Part II: Data Collection and Cleaning (10%, due Week 4)
Interim Progress Report (5%, due Week 7): October 18
Peer Review Report: (Week 8): October 23
Part III: Data Analysis (15%, due Week 10): November 6
Peer Review Report: (Week 11): November 13
Part IV: (15%) Final Report: December 2
Presentation (5%) due Last Date of Class: December 4 or 11
Complete research paper should include:
Introduction
Literature Review
Data and Methodology
Robustness Checks or Sensitivity/Sub-group Analysis
Conclusion
References
Appendices (if any)
Presentation (5%)
- 15-minute presentation of your research to the class
See here for an example for the kind of report expected at each stage, based on the first research proposal on the impact of remote work on urban housing prices.
Additional Requirements
- You should submit a PDF of your report by the deadline, along with the Github repository link
- Your GitHub repository should include all code, data, and the Quarto document for your report
- At each stage, you should submit your work to GitHub to follow the progress of your project
Resources
- Textbook: Békés, G., & Kézdi, G. (2021). Data Analysis for Business, Economics, and Policy. Cambridge University Press. Additional resources are available on the book’s website: Data Analysis
Course Policies
- Attendance: Attendance is highly recommended. Classes will not be recorded, and except for exceptional cases, there will be no online classes.

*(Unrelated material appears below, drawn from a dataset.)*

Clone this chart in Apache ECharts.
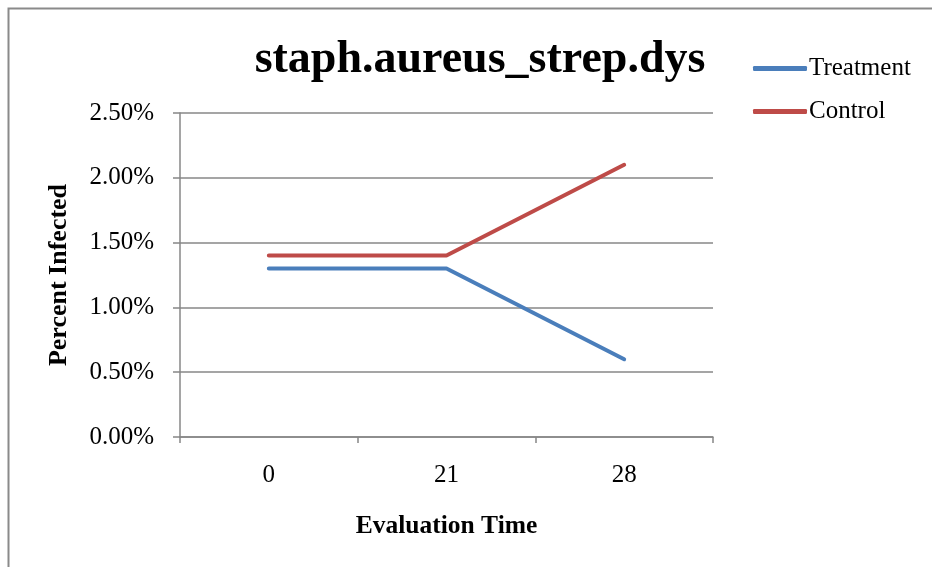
<!DOCTYPE html>
<html><head><meta charset="utf-8">
<script src="https://cdn.jsdelivr.net/npm/echarts@6/dist/echarts.min.js"></script>
<style>html,body{margin:0;padding:0;background:#fff}#c{width:932px;height:567px}</style>
</head><body><div id="c"></div>
<script>
const categories = ['0', '21', '28'];
const treatment = [0.013, 0.013, 0.006];
const control = [0.014, 0.014, 0.021];
const seriesNames = ['Treatment', 'Control'];
const yTicks = { min: 0, max: 0.025, interval: 0.005 };

const font = '"Liberation Serif", "Times New Roman", serif';
const chart = echarts.init(document.getElementById('c'));
chart.setOption({
  animation: false,
  backgroundColor: '#fff',
  graphic: [{
    type: 'rect', shape: { x: 8.5, y: 8.5, width: 1000, height: 1000 },
    style: { fill: 'none', stroke: '#8a8a8a', lineWidth: 2 }, silent: true
  }],
  title: {
    text: 'staph.aureus_strep.dys', left: 475, top: 32, textAlign: 'center',
    textStyle: { fontFamily: font, fontSize: 46, fontWeight: 'bold', color: '#000' }
  },
  legend: {
    orient: 'vertical', left: 748, top: 51, itemGap: 18, itemWidth: 54, itemHeight: 5,
    icon: 'roundRect',
    data: seriesNames,
    textStyle: { fontFamily: font, fontSize: 25, color: '#000', padding: [0, 0, 0, -3] }
  },
  grid: { left: 180, right: 219, top: 113, bottom: 130, containLabel: false },
  xAxis: {
    type: 'category', data: categories, boundaryGap: true,
    name: 'Evaluation Time', nameLocation: 'middle', nameGap: 76,
    nameTextStyle: { fontFamily: font, fontSize: 25.5, fontWeight: 'bold', color: '#000' },
    axisLine: { lineStyle: { color: '#878787', width: 1.5 } },
    axisTick: { show: true, length: 6, inside: false, lineStyle: { color: '#878787', width: 1.5 } },
    axisLabel: { fontFamily: font, fontSize: 25, color: '#000', margin: 26 }
  },
  yAxis: {
    type: 'value', min: yTicks.min, max: yTicks.max, interval: yTicks.interval,
    name: 'Percent Infected', nameLocation: 'middle', nameGap: 108, nameRotate: 90,
    nameTextStyle: { fontFamily: font, fontSize: 26, fontWeight: 'bold', color: '#000', padding: [0, 0, 0, 0] },
    axisLine: { show: true, lineStyle: { color: '#878787', width: 1.5 } },
    axisTick: { show: true, length: 7, lineStyle: { color: '#878787', width: 1.5 } },
    splitLine: { show: true, lineStyle: { color: '#878787', width: 1.5 } },
    axisLabel: { fontFamily: font, fontSize: 25, color: '#000', margin: 26,
      formatter: v => (v * 100).toFixed(2) + '%' }
  },
  series: [
    { name: seriesNames[0], type: 'line', data: treatment, symbol: 'none',
      lineStyle: { color: '#4a7ebb', width: 4, cap: 'round' }, itemStyle: { color: '#4a7ebb' } },
    { name: seriesNames[1], type: 'line', data: control, symbol: 'none',
      lineStyle: { color: '#be4b48', width: 4, cap: 'round' }, itemStyle: { color: '#be4b48' } }
  ]
});
</script></body></html>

- Late Assignments: Late assignments will not be accepted unless prior arrangements have been made with the instructor.
- Academic Integrity: All work submitted must be your own. Plagiarism will not be tolerated and will result in a failing grade for the assignment or course.
- AI Usage: The use of AI in the class is allowed. However, you must disclose any AI tools used in your assignments. AI is a tool you can use to generate ideas, edit your text, provide help with coding, etc. However, it is completely unacceptable to use AI to generate the entire assignment. You will have to be able to explain and defend your work in class.